Sunday, April 30, 2017

Google Code Jam 2017 in Lisp: Round 1B/1C

Online round 1 was done on three dates again this year. The first (1A) fell in the middle of the night so I skipped it.

Round 1B Problem A: Steed 2: Cruise Control

I attempted the second, 1B, but I was distracted by important household chores. That's also why I didn't make any sketches. The first problem was easy enough, and I found a solution while fixing a meal for a kid who'd just returned from boy scout camp. The basic idea is that the horses all queue up behind the slowest one, so the arrival time is the latest arrival time at the destination point for all horses. The solution (A.lisp) worked fine on the first attempt of the small dataset, and also on the large one.

Round 1B Problem B: Stable Neigh-bors

The large dataset, where the unicorn's mane can have mixed colors, looked significantly more complex than the small one, where there are only three colors. I attempted a straightforward greedy algorithm, but somehow got it wrong. Because I didn't feel in a good state of mind, I decided to give up at that point. Otherwise I would have attempted the small dataset of Problem C: Pony Express. The "large dataset" cases of both problem B and problem C looked just too difficult to me.

Round 1C Problem A: Ample Syrup

A quick analysis suggested to me that the radius of the pancakes isn't relevant, because only the bottom (largest) one "counts", so I need to pick the pancakes with the largest lateral surface. Of course that reasoning was wrong, because we also need to pick which will be the bottom pancake. This error cost me two bad attempts, but I managed to reuse most of the initial code by adding a loop around it that tries various base pancakes. The code is in A.lisp and, again, worked fine for both the small and the large dataset.

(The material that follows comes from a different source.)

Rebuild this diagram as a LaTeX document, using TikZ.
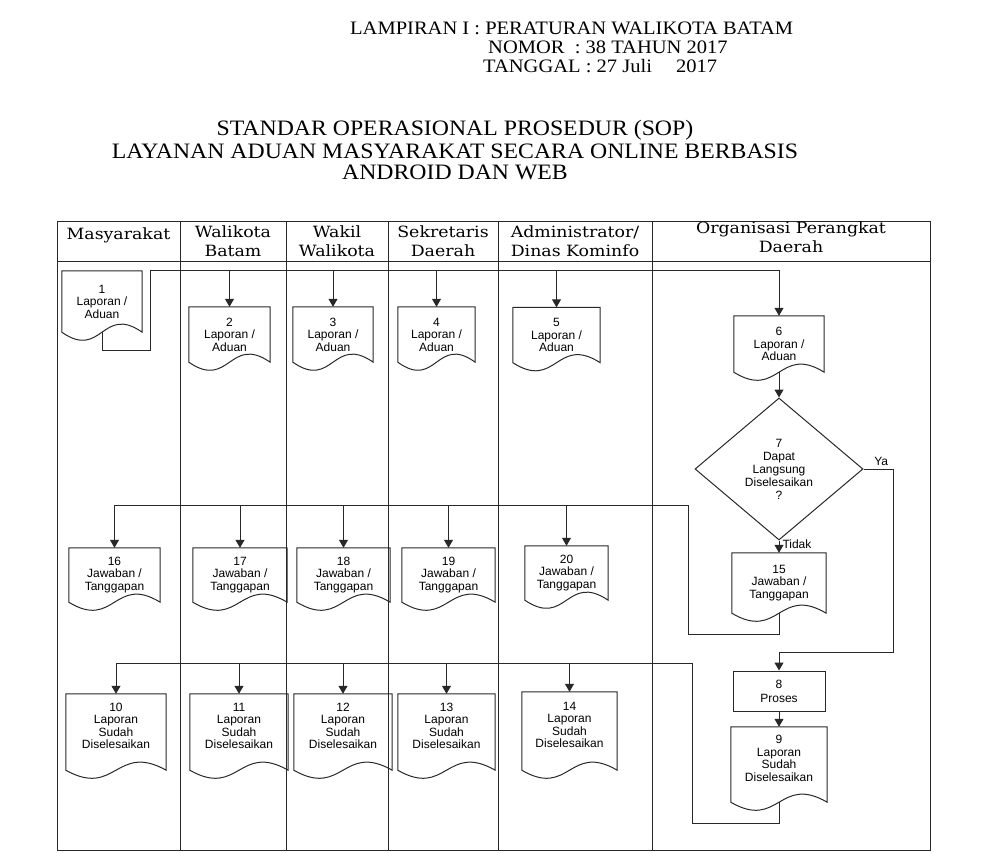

Round 1C Problem B: Parenting Partnering

The optimization problem looked a bit tricky (but doable) in the general case, but the "small dataset" case was very specialized and easy enough to attack. There are only 1 or 2 activities in total. Either each partner has one, or one partner has all 1 or 2. If each partner has one, then the optimal solution always involves two exchanges. If one partner has the only one activity, the solution is even more trivially two exchanges. If one partner has (all) two activities, then the optimal solution is two if those activities can be arranged on the same "half-circle" (12 hours or 720 minutes) of the day, otherwise four. I coded these cases in B.lisp and was successful on the small dataset. In hindsight I'm surprised that it took me so long, more than 45 minutes between my submissions for A and for B-small.

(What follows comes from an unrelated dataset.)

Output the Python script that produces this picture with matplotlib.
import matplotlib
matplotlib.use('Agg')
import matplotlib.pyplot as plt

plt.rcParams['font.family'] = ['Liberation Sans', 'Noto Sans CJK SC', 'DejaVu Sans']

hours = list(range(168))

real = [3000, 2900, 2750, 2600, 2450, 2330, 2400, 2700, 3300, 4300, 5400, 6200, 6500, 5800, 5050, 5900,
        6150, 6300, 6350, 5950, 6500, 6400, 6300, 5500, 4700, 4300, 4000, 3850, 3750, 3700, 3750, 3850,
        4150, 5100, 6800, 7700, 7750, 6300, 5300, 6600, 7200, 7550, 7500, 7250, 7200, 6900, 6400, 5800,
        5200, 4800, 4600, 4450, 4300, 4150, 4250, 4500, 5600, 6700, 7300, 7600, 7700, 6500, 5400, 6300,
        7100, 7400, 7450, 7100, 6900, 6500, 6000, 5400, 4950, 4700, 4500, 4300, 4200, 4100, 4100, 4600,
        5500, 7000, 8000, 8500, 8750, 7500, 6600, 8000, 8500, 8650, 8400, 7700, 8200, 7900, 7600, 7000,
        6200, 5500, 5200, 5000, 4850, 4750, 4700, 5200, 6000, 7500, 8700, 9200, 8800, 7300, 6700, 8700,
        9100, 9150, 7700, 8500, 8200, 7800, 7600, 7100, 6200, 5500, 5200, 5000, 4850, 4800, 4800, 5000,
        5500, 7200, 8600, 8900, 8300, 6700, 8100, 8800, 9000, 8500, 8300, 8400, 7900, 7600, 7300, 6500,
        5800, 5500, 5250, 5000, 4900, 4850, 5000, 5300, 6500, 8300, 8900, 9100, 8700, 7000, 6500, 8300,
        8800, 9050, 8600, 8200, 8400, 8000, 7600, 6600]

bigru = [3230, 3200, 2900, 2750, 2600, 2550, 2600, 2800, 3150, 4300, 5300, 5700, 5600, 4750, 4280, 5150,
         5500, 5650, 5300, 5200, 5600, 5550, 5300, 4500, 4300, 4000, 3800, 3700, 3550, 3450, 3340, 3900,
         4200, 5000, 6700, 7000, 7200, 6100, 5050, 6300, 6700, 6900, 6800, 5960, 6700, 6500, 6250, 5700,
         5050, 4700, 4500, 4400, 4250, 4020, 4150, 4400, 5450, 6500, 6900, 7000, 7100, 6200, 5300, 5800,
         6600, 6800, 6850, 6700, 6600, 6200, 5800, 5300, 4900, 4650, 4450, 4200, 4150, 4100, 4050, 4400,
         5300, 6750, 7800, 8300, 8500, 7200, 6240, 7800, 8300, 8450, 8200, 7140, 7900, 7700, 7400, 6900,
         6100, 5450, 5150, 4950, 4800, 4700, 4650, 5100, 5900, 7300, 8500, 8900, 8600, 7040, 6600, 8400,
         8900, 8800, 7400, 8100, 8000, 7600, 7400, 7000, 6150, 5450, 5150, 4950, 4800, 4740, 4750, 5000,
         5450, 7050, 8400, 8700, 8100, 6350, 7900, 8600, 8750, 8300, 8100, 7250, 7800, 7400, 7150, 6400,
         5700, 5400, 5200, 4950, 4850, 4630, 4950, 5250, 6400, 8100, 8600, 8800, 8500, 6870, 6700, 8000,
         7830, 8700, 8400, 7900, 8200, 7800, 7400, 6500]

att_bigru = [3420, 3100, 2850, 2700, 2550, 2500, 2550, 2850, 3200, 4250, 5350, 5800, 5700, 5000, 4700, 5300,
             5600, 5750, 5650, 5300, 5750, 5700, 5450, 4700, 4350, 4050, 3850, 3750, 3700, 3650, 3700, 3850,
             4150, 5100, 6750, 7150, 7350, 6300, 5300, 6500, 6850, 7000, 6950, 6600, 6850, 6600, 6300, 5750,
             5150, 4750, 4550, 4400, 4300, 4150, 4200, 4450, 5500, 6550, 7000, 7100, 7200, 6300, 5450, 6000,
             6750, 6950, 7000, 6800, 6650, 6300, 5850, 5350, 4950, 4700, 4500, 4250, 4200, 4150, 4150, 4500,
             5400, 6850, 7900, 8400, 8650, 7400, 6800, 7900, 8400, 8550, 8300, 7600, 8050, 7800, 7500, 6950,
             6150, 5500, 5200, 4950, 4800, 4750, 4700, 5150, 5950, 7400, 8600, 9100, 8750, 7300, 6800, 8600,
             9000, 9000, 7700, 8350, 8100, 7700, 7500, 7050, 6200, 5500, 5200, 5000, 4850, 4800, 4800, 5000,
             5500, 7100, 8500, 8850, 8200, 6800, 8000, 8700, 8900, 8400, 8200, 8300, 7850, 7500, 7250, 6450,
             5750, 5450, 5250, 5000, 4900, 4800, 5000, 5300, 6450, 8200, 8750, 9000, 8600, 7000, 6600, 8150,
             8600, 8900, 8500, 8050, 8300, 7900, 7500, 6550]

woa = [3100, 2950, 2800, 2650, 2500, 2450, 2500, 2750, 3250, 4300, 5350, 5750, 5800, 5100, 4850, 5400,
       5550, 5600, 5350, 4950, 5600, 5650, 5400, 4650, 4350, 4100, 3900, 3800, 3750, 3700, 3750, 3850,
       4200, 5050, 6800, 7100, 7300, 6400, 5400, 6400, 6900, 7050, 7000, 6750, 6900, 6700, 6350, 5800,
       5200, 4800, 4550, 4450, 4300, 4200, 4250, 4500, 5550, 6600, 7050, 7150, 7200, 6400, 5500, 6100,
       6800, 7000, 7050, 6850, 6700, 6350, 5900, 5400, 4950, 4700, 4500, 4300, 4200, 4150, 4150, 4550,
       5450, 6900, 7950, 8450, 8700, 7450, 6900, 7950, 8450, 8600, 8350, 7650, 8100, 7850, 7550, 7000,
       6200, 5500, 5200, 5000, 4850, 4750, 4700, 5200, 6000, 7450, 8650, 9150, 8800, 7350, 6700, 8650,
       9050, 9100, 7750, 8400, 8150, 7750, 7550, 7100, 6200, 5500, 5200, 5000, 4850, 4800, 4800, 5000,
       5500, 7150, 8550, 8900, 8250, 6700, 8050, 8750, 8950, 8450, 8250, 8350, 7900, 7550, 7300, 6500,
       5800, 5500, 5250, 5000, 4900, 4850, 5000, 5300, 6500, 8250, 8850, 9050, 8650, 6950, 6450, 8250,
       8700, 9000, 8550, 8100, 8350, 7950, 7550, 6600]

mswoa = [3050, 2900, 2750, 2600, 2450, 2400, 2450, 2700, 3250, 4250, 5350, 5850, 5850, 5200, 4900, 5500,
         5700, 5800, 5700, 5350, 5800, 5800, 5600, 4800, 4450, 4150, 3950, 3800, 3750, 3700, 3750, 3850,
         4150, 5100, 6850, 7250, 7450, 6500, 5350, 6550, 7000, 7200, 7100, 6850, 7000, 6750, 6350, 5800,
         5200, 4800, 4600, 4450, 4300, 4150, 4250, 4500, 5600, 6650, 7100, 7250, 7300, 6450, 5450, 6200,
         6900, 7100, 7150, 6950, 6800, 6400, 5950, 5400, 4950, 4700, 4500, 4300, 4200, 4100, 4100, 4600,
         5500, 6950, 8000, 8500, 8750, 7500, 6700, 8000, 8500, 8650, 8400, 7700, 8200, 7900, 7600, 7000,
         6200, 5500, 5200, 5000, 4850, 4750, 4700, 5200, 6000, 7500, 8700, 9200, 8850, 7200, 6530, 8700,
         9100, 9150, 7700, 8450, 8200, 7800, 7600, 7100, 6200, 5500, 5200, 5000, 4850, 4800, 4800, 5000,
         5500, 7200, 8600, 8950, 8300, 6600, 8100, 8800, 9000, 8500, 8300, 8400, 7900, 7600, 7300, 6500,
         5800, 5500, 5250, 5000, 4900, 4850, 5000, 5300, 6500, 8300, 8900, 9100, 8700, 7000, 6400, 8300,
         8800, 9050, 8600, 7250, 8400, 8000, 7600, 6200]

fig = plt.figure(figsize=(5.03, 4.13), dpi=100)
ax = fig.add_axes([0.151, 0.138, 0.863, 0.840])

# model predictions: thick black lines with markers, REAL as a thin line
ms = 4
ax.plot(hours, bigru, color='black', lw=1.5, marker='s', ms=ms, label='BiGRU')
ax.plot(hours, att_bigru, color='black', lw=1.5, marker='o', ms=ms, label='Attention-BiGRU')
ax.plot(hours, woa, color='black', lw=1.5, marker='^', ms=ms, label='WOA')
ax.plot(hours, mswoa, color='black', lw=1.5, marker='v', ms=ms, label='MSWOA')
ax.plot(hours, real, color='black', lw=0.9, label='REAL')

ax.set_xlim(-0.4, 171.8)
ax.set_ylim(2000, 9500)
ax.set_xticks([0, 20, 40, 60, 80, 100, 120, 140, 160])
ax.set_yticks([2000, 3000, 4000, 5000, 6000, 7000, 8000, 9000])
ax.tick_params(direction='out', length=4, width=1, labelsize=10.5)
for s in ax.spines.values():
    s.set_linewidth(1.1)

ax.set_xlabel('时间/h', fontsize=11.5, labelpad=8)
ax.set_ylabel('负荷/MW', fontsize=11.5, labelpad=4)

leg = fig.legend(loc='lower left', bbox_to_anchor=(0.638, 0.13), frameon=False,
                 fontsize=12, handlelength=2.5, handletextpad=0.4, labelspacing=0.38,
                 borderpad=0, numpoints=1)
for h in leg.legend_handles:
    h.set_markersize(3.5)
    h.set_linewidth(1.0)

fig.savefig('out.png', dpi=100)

Round 1C Problem C: Core Training

Next, I decided to try the small dataset of problem C. While I thought B-large might be in reach for me, I was sure that C-small was easy and could be coded quickly. (I had and still have no idea how I could successfully approach C-large.)
In particular, I thought that the training budget should always be spent on the worst (lowest-p) cores first. So I wrote this trivial loop, ahem, recursion, that spends as much as possible on those worst cores until either the budget is used up, or the worst cores become improved enough to be as good as the next-better core, or the cores reach p=1. But all my attempts were rejected,  and embarrassingly I still don't know why. Probably my reasoning was again oversimplified. Or it was something about the Lisp representation of floating point numbers. Anyway, the non-functioning code is in C.lisp.

Conclusion

This was the end of my participation in Google Code Jam 2017, because with rank #1850 I didn't make the cut—only the top 1000 in each of the round 1 sub-rounds make it to round 2. Even if I had been successful with the small dataset of C, I wouldn't have made the top 1000. Had I successfully solved the large dataset of B with some time to spare, then it might have worked.
It was mostly fun to code these small problems in Lisp. My Lisp skills are getting a bit rusty though. And I'm still not as comfortable with the SBCL/SLIME combination as I am with Allegro Common Lisp and its Emacs interface, but as I had mentioned in previous posts, I wanted to use completely free/open source software. And the awesome Allegro debugger wouldn't have been of much help here anyway.
And I love the problems! Kudos to the Googlers who come up with them.
How did the other Lispers fare? Badly as far as I can see. There haven't been many Lisp submissions in 2017 anyway, compared with 2016.